Wranik explains, “Based on these findings, we can now explore creative, innovative ways to interfere with these dysregulated growth processes, translating our fundamental discoveries into innovative ideas to make a meaningful impact for cancer patients.”
Rogala describes his group as idea generators who develop proof-of-concept ideas. He hopes his research will lead to more effective, less toxic, and better-tolerated therapies.
He explains, “There are many anti-cancer drugs available, and patients often show an incredible initial response. However, over time, cancer cells develop mutations and become resistant, so there’s this constant need for developing new strategies for stopping cancer growth, such that you can deploy them as a so-called cocktail.
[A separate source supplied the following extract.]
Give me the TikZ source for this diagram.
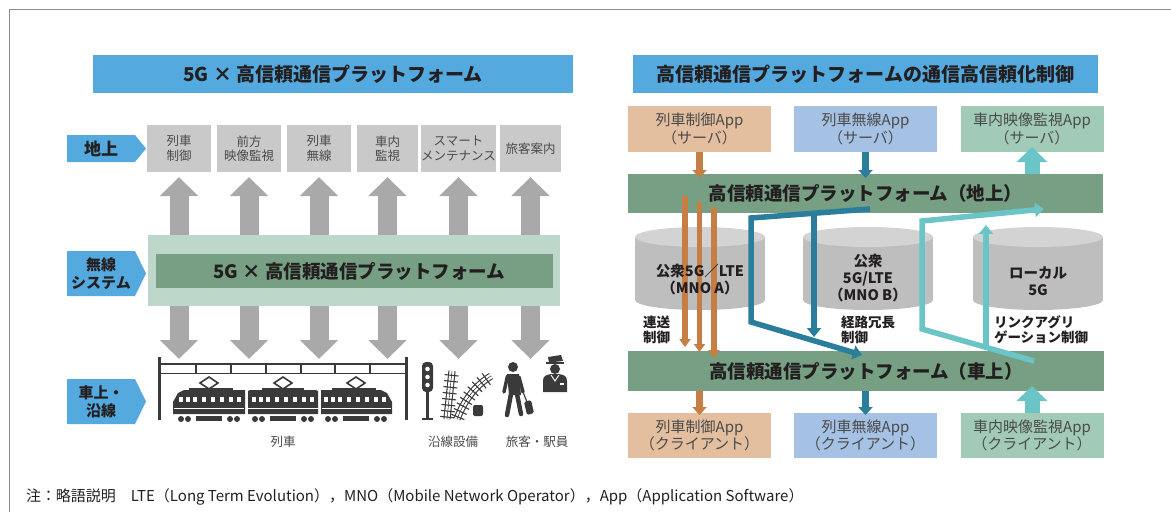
\documentclass[tikz,border=0pt]{standalone}
\usepackage{fontspec}
\setmainfont{Noto Sans CJK JP}
\usetikzlibrary{arrows.meta,decorations.markings}

\definecolor{hdrblue}{HTML}{54A9DF}
\definecolor{boxgray}{HTML}{C9C9C9}
\definecolor{arrowgray}{HTML}{A9A9A9}
\definecolor{panelgreen}{HTML}{BDD8CA}
\definecolor{bargreen}{HTML}{779F84}
\definecolor{orbox}{HTML}{E3BFA0}
\definecolor{blbox}{HTML}{A5C1E3}
\definecolor{grbox}{HTML}{A1CBB7}
\definecolor{orline}{HTML}{C77E44}
\definecolor{blline}{HTML}{2B7E9B}
\definecolor{tlline}{HTML}{6BC5C7}
\definecolor{cylbody}{HTML}{BEBEBE}
\definecolor{cyltop}{HTML}{D3D3D3}
\definecolor{inkdark}{HTML}{231F20}
\definecolor{inkmid}{HTML}{4A4A4A}
\definecolor{icondark}{HTML}{3A3A3A}
\definecolor{framegray}{HTML}{8C8C8C}

\begin{document}
\begin{tikzpicture}[x=1pt,y=-1pt,
  every node/.style={inner sep=0pt,outer sep=0pt},
  hdr/.style={fill=hdrblue,text=inkdark,font=\fontsize{19}{23}\selectfont\bfseries},
  rowlab/.style={text=inkdark,align=center,font=\fontsize{15}{18}\selectfont\bfseries},
  gbox/.style={fill=boxgray,text=inkmid,align=center,minimum height=47pt,
    font=\fontsize{12.5}{14.5}\selectfont},
  upgray/.style={draw=arrowgray,line width=19pt,-{Triangle[length=19pt,width=37pt]}},
  appbox/.style={text=inkmid,align=center,minimum width=143pt,
    font=\fontsize{15}{17.5}\selectfont},
  pfbar/.style={fill=bargreen,text=inkdark,font=\fontsize{18.5}{22}\selectfont\bfseries},
  cyltext/.style={text=inkdark,align=center,font=\fontsize{14.5}{17}\selectfont\bfseries},
  ctrltext/.style={text=inkdark,align=left,anchor=west,font=\fontsize{13.5}{15}\selectfont\bfseries},
  undertext/.style={text=inkmid,font=\fontsize{12.5}{15}\selectfont},
  orbig/.style={draw=orline,line width=7pt,-{Triangle[length=8pt,width=14pt]}},
  blbig/.style={draw=blline,line width=7pt,-{Triangle[length=8pt,width=14pt]}},
  tlbig/.style={draw=tlline,line width=15pt,-{Triangle[length=15pt,width=30pt]}},
  orthin/.style={draw=orline,line width=5.5pt,-{Triangle[length=8pt,width=11pt]}},
  route/.style={line width=5.5pt,line join=miter,-{Triangle[length=9pt,width=14pt]}},
  track/.style={draw=icondark,line width=1.1pt,double=white,double distance=5pt},
  ties/.style={postaction={decorate},decoration={markings,
    mark=between positions 0.04 and 0.98 step 6pt with {\draw[icondark,line width=1.1pt] (0,-7pt) -- (0,7pt);}}}
]
\useasboundingbox (0,0) rectangle (1171,512);

% outer frame (top and left edges)
\draw[framegray,line width=1.4pt] (9.5,512) -- (9.5,9.5) -- (1171,9.5);

% ================= left panel =================
\node[hdr,minimum width=480pt,minimum height=38pt] (ltitle) at (333,74) {5G × 高信頼通信プラットフォーム};

% row labels
\fill[hdrblue] (67,135) -- (135,135) -- (146,148.5) -- (135,162) -- (67,162) -- cycle;
\node[rowlab,font=\fontsize{17}{20}\selectfont\bfseries] (lab1) at (101,148.5) {地上};
\fill[hdrblue] (67,251) -- (135,251) -- (146,273.5) -- (135,296) -- (67,296) -- cycle;
\node[rowlab] (lab2) at (101,273.5) {無線\\システム};
\fill[hdrblue] (67,379) -- (135,379) -- (146,401.5) -- (135,424) -- (67,424) -- cycle;
\node[rowlab] (lab3) at (101,401.5) {車上・\\沿線};

% ground-side services
\node[gbox,minimum width=64pt] (g1) at (179,148.5) {列車\\制御};
\node[gbox,minimum width=64pt] (g2) at (249,148.5) {前方\\映像監視};
\node[gbox,minimum width=64pt] (g3) at (319,148.5) {列車\\無線};
\node[gbox,minimum width=61pt] (g4) at (387.5,148.5) {車内\\監視};
\node[gbox,minimum width=69pt] (g5) at (458.5,148.5) {スマート\\メンテナンス};
\node[gbox,minimum width=61pt] (g6) at (530.5,148.5) {旅客案内};

% wireless platform
\node[fill=panelgreen,minimum width=412pt,minimum height=71pt] (panel) at (354,270.5) {};
\node[fill=bargreen,text=inkdark,minimum width=397pt,minimum height=34pt,
  font=\fontsize{18.5}{22}\selectfont\bfseries] (core) at (354.5,271) {\hspace*{10pt}5G × 高信頼通信プラットフォーム};

% upward arrows to the ground services
\foreach \g in {g1,g2,g3,g4,g5,g6}
  \draw[upgray] (panel.north -| \g.south) -- ([yshift=-5pt]\g.south);

% downward arrows to trains, wayside and passengers
\foreach \g/\x in {1/179,2/249,3/319,4/387.5,5/458.5,6/530.5}
  \coordinate (t\g) at (\x,359);
\foreach \g in {1,...,6}
  \draw[upgray] (panel.south -| t\g) -- (t\g);

% catenary
\fill[icondark] (158,357) rectangle (161,420);
\fill[icondark] (405,357) rectangle (408,420);
\draw[icondark,line width=1.8pt] (159,364) -- (407,364);
\draw[icondark,line width=1.8pt] (159,373.5) -- (407,373.5);
\foreach \x in {196,231,266,301,335,370}
  \draw[icondark,line width=1.4pt] (\x,364) -- (\x,373.5);

% pantographs
\foreach \cx in {209,283,356}{
  \draw[icondark,line width=1.6pt,line join=miter] (\cx,377) -- (\cx+9,383) -- (\cx,389) -- (\cx-9,383) -- cycle;
  \draw[icondark,line width=1.6pt] (\cx-5,390) -- (\cx+5,390);
}

% train cars
\begin{scope}[shift={(173,0)}]
  \fill[icondark] (0,414) -- (0,402) -- (5,393) -- (11,390) -- (72,390) -- (72,414) -- cycle;
  \fill[icondark] (16,387.5) rectangle (60,390.5);
  \foreach \w in {6,13,20,29,38,47,56,64} \fill[white] (\w,397) rectangle +(4,5);
  \draw[white,line width=1pt] (1,408) -- (71,408);
  \foreach \w in {8,15,57,64} \fill[icondark] (\w,419) circle[radius=3pt];
  \fill[icondark] (23,416) rectangle (49,421);
\end{scope}
\begin{scope}[shift={(248,0)}]
  \fill[icondark] (0,414) -- (0,391) -- (2,390) -- (68,390) -- (70,391) -- (70,414) -- cycle;
  \fill[icondark] (14,387.5) rectangle (56,390.5);
  \foreach \w in {4,11,18,27,36,45,54,62} \fill[white] (\w,397) rectangle +(4,5);
  \draw[white,line width=1pt] (0,408) -- (70,408);
  \foreach \w in {7,14,56,63} \fill[icondark] (\w,419) circle[radius=3pt];
  \fill[icondark] (22,416) rectangle (48,421);
\end{scope}
\begin{scope}[shift={(321,0)}]
  \fill[icondark] (0,414) -- (0,390) -- (60,390) -- (66,393) -- (71,402) -- (71,414) -- cycle;
  \fill[icondark] (11,387.5) rectangle (55,390.5);
  \foreach \w in {3,10,17,26,35,44,53,61} \fill[white] (\w,397) rectangle +(4,5);
  \draw[white,line width=1pt] (1,408) -- (70,408);
  \foreach \w in {7,14,56,63} \fill[icondark] (\w,419) circle[radius=3pt];
  \fill[icondark] (22,416) rectangle (48,421);
\end{scope}

% signal
\fill[icondark] (426,390) rectangle (429,418);
\fill[icondark] (422,417.5) rectangle (433,420);
\fill[icondark,rounded corners=4pt] (422,362) rectangle (433,392);
\foreach \y in {369,377,385} \fill[white] (427.5,\y) circle[radius=2.3pt];

% track turnout
\draw[track] (447,419) -- (452,371);
\draw[ties] (447,419) -- (452,371);
\draw[track] (457,419) .. controls (465,399) and (475,386) .. (491,376);
\draw[ties] (457,419) .. controls (465,399) and (475,386) .. (491,376);
\fill[icondark,rounded corners=2pt] (473,405) rectangle (483,416);

% passenger
\fill[icondark] (513,367) circle[radius=5pt];
\fill[icondark] (507,374) -- (519,374) -- (521,395) -- (509,395) -- cycle;
\draw[icondark,line width=3.5pt,line cap=round] (507.5,376) -- (504,392);
\draw[icondark,line width=3.5pt,line cap=round] (519,377) -- (523,392);
\draw[icondark,line width=4.5pt,line cap=round] (511,394) -- (507,415);
\draw[icondark,line width=4.5pt,line cap=round] (517,394) -- (521,414);
\draw[icondark,line width=1.2pt] (523,392) -- (527,402);
\fill[icondark,rounded corners=1.5pt] (524,402) -- (531,400) -- (534,413) -- (527,415) -- cycle;

% station staff
\fill[icondark] (548,357) -- (561,355) -- (563,361) -- (549,362.5) -- cycle;
\fill[icondark] (546,362) rectangle (564,363.5);
\fill[icondark] (555,369) circle[radius=5pt];
\fill[icondark] (543,392) -- (543,381) .. controls (543,376) and (546,375) .. (551,374)
  -- (559,374) .. controls (564,375) and (567,376) .. (567,381) -- (567,392) -- cycle;
\draw[white,line width=0.9pt] (551,375) -- (555,381) -- (559,375);
\fill[white] (560,383) rectangle (564,384.5);

\node[undertext] (cap1) at (283,442) {列車};
\node[undertext] (cap2) at (453,442) {沿線設備};
\node[undertext] (cap3) at (537,442) {旅客・駅員};

% ================= right panel =================
\node[hdr,minimum width=465pt,minimum height=38pt] (rtitle) at (865.5,74) {高信頼通信プラットフォームの通信高信頼化制御};

\node[appbox,fill=orbox,minimum height=46pt] (s1) at (699.5,129) {列車制御App\\（サーバ）};
\node[appbox,fill=blbox,minimum height=46pt] (s2) at (865.5,129) {列車無線App\\（サーバ）};
\node[appbox,fill=grbox,minimum height=46pt] (s3) at (1032,129) {車内映像監視App\\（サーバ）};

\node[pfbar,minimum width=475pt,minimum height=39pt] (gbar) at (865.5,193.5) {高信頼通信プラットフォーム（地上）};
\node[pfbar,minimum width=476pt,minimum height=40pt] (vbar) at (866,371) {高信頼通信プラットフォーム（車上）};

\node[appbox,fill=orbox,minimum height=45pt] (c1) at (699.5,435.5) {列車制御App\\（クライアント）};
\node[appbox,fill=blbox,minimum height=45pt] (c2) at (865.5,435.5) {列車無線App\\（クライアント）};
\node[appbox,fill=grbox,minimum height=45pt] (c3) at (1032,435.5) {車内映像監視App\\（クライアント）};

% access networks
\foreach \n/\cx in {1/700,2/868,3/1038}{
  \fill[cylbody] (\cx-65,237) rectangle (\cx+65,300);
  \fill[cylbody] (\cx,300) ellipse[x radius=65pt,y radius=10pt];
  \fill[cyltop] (\cx,237) ellipse[x radius=65pt,y radius=10pt];
}

% server / client links
\draw[orbig,shorten >=-4pt] (s1.south) -- (s1.south |- gbar.north);
\draw[blbig,shorten >=-4pt] (s2.south) -- (s2.south |- gbar.north);
\draw[tlbig,shorten >=-5pt] (gbar.north -| s3.south) -- (s3.south);
\draw[orbig,shorten >=-2pt] (vbar.south -| c1.north) -- (c1.north);
\draw[blbig,shorten >=-2pt] (vbar.south -| c2.north) -- (c2.north);
\draw[tlbig,shorten >=-5pt] (c3.north) -- (c3.north |- vbar.south);

% redundant transmission over MNO A
\coordinate (o1s) at (685,196);   \coordinate (o1e) at (685,347);
\coordinate (o2s) at (699.5,202); \coordinate (o2e) at (699.5,352);
\coordinate (o3s) at (714,207);   \coordinate (o3e) at (714,358);
\draw[orthin] (o1s) -- (o1e);
\draw[orthin] (o2s) -- (o2e);
\draw[orthin] (o3s) -- (o3e);

% route redundancy over MNO B
\coordinate (bA) at (870,209);
\coordinate (bB) at (751,218);
\coordinate (bC) at (751,322);
\coordinate (bD) at (862,355);
\coordinate (bE) at (814,213.5);
\coordinate (bF) at (814,337);
\draw[route,draw=blline] (bA) -- (bB) -- (bC) -- (bD);
\draw[route,draw=blline] (bE) -- (bF);

% link aggregation over local 5G
\coordinate (tA) at (1034,361);
\coordinate (tB) at (922,329);
\coordinate (tC) at (922,221);
\coordinate (tD) at (1044,209);
\coordinate (tE) at (986,347);
\coordinate (tF) at (986,225);
\draw[route,draw=tlline] (tA) -- (tB) -- (tC) -- (tD);
\draw[route,draw=tlline] (tE) -- (tF);

% network labels
\node[cyltext] (n1) at (700,280) {公衆5G／LTE\\（MNO A）};
\node[cyltext] (n2) at (868,278) {公衆\\5G/LTE\\（MNO B）};
\node[cyltext] (n3) at (1038,281) {ローカル\\5G};

\node[ctrltext] (m1) at (643,330) {連送\\制御};
\node[ctrltext] (m2) at (841,330) {経路冗長\\制御};
\node[ctrltext] (m3) at (994,330) {リンクアグリ\\ゲーション制御};

% footnote
\node[anchor=west,text=inkdark,font=\fontsize{15}{18}\selectfont] (note) at (26,497)
  {注：略語説明　LTE（Long Term Evolution），MNO（Mobile Network Operator），App（Application Software）};

\end{tikzpicture}
\end{document}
The cancer cells then have a harder time developing resistance against all of these drugs, and they die.”
Both Rogala and Wranik emphasize the critical role of basic science research in driving therapeutic breakthroughs.
Wranik says, “This is a great example of how Stanford is approaching science by focusing on a very basic fundamental level but always with this translational aspect in mind. We are trying to understand what comes way before a drug comes to market. Our research lays the foundation for making meaningful contributions in the clinical environment.”
Rogala adds, “This study shows that basic science is so important. There is no applied science without basic science. We are the ones who make the initial discoveries, figure out how things work, and then we take that knowledge and apply it in a clear and targeted way. This ensures that we're not just blindly chasing solutions, but we know exactly what we're going after, and we can get there much faster because we understand the underlying mechanisms and can avoid many potential pitfalls. There is an enormous value in the investment in basic science.”
Karen Linde-Garelli, a Stanford Cancer Biology PhD student, and Yuri Choi, PhD, Stanford Cancer Institute postdoctoral scholar, contributed to the study. This project was a collaboration with researchers at MIT and Harvard.